> **Directive**
You are to retype all of the data exactly as it appears.

****************

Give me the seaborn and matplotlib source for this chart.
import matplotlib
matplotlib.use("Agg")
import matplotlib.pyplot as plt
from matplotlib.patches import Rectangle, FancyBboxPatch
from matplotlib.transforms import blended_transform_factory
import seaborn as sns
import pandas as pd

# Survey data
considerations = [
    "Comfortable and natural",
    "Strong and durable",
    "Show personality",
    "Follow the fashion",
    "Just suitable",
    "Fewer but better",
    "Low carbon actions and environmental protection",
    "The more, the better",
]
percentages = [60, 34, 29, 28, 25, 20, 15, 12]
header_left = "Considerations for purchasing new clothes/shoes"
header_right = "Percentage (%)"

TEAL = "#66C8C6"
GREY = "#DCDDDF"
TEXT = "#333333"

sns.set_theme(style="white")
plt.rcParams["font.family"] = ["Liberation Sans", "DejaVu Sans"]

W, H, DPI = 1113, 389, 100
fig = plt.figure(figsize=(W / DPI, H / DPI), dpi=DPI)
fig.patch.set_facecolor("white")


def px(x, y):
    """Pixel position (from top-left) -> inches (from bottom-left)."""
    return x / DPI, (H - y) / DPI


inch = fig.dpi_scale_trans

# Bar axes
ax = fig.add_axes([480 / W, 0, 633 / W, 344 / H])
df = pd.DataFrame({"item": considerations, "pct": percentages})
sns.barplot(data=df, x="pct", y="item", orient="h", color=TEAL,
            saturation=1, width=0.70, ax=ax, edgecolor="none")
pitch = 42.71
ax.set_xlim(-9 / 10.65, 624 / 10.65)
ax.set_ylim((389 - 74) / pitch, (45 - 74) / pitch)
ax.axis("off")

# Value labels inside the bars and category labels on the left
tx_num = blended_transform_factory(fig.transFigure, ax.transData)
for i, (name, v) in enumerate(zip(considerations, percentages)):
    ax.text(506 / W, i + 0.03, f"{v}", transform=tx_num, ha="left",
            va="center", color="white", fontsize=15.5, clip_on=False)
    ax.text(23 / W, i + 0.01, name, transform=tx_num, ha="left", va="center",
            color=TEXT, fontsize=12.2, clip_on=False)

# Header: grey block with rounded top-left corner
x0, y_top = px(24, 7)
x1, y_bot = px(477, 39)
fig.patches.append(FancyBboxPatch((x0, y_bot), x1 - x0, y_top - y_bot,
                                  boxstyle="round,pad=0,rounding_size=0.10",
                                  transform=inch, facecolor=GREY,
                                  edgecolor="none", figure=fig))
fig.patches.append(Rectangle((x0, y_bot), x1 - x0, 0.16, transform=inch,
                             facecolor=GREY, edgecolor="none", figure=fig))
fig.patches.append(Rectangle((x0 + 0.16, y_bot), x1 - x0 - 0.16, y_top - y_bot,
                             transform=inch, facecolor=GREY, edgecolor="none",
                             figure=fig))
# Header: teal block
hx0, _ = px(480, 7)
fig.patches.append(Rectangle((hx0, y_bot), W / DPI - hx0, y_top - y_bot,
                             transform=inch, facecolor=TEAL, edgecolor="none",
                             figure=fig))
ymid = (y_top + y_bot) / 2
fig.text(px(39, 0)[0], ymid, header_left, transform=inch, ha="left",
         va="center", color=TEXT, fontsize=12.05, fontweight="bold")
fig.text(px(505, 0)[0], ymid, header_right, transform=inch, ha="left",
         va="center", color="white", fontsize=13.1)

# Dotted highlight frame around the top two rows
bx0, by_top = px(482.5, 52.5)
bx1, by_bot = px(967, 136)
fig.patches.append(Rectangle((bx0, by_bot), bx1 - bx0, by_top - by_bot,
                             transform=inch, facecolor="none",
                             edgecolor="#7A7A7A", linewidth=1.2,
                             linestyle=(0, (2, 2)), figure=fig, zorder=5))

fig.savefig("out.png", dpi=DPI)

****************

> **Full response**
Give me the seaborn and matplotlib source for this chart.
import matplotlib
matplotlib.use("Agg")
import matplotlib.pyplot as plt
from matplotlib.patches import Rectangle, FancyBboxPatch
from matplotlib.transforms import blended_transform_factory
import seaborn as sns
import pandas as pd

# Survey data
considerations = [
    "Comfortable and natural",
    "Strong and durable",
    "Show personality",
    "Follow the fashion",
    "Just suitable",
    "Fewer but better",
    "Low carbon actions and environmental protection",
    "The more, the better",
]
percentages = [60, 34, 29, 28, 25, 20, 15, 12]
header_left = "Considerations for purchasing new clothes/shoes"
header_right = "Percentage (%)"

TEAL = "#66C8C6"
GREY = "#DCDDDF"
TEXT = "#333333"

sns.set_theme(style="white")
plt.rcParams["font.family"] = ["Liberation Sans", "DejaVu Sans"]

W, H, DPI = 1113, 389, 100
fig = plt.figure(figsize=(W / DPI, H / DPI), dpi=DPI)
fig.patch.set_facecolor("white")


def px(x, y):
    """Pixel position (from top-left) -> inches (from bottom-left)."""
    return x / DPI, (H - y) / DPI


inch = fig.dpi_scale_trans

# Bar axes
ax = fig.add_axes([480 / W, 0, 633 / W, 344 / H])
df = pd.DataFrame({"item": considerations, "pct": percentages})
sns.barplot(data=df, x="pct", y="item", orient="h", color=TEAL,
            saturation=1, width=0.70, ax=ax, edgecolor="none")
pitch = 42.71
ax.set_xlim(-9 / 10.65, 624 / 10.65)
ax.set_ylim((389 - 74) / pitch, (45 - 74) / pitch)
ax.axis("off")

# Value labels inside the bars and category labels on the left
tx_num = blended_transform_factory(fig.transFigure, ax.transData)
for i, (name, v) in enumerate(zip(considerations, percentages)):
    ax.text(506 / W, i + 0.03, f"{v}", transform=tx_num, ha="left",
            va="center", color="white", fontsize=15.5, clip_on=False)
    ax.text(23 / W, i + 0.01, name, transform=tx_num, ha="left", va="center",
            color=TEXT, fontsize=12.2, clip_on=False)

# Header: grey block with rounded top-left corner
x0, y_top = px(24, 7)
x1, y_bot = px(477, 39)
fig.patches.append(FancyBboxPatch((x0, y_bot), x1 - x0, y_top - y_bot,
                                  boxstyle="round,pad=0,rounding_size=0.10",
                                  transform=inch, facecolor=GREY,
                                  edgecolor="none", figure=fig))
fig.patches.append(Rectangle((x0, y_bot), x1 - x0, 0.16, transform=inch,
                             facecolor=GREY, edgecolor="none", figure=fig))
fig.patches.append(Rectangle((x0 + 0.16, y_bot), x1 - x0 - 0.16, y_top - y_bot,
                             transform=inch, facecolor=GREY, edgecolor="none",
                             figure=fig))
# Header: teal block
hx0, _ = px(480, 7)
fig.patches.append(Rectangle((hx0, y_bot), W / DPI - hx0, y_top - y_bot,
                             transform=inch, facecolor=TEAL, edgecolor="none",
                             figure=fig))
ymid = (y_top + y_bot) / 2
fig.text(px(39, 0)[0], ymid, header_left, transform=inch, ha="left",
         va="center", color=TEXT, fontsize=12.05, fontweight="bold")
fig.text(px(505, 0)[0], ymid, header_right, transform=inch, ha="left",
         va="center", color="white", fontsize=13.1)

# Dotted highlight frame around the top two rows
bx0, by_top = px(482.5, 52.5)
bx1, by_bot = px(967, 136)
fig.patches.append(Rectangle((bx0, by_bot), bx1 - bx0, by_top - by_bot,
                             transform=inch, facecolor="none",
                             edgecolor="#7A7A7A", linewidth=1.2,
                             linestyle=(0, (2, 2)), figure=fig, zorder=5))

fig.savefig("out.png", dpi=DPI)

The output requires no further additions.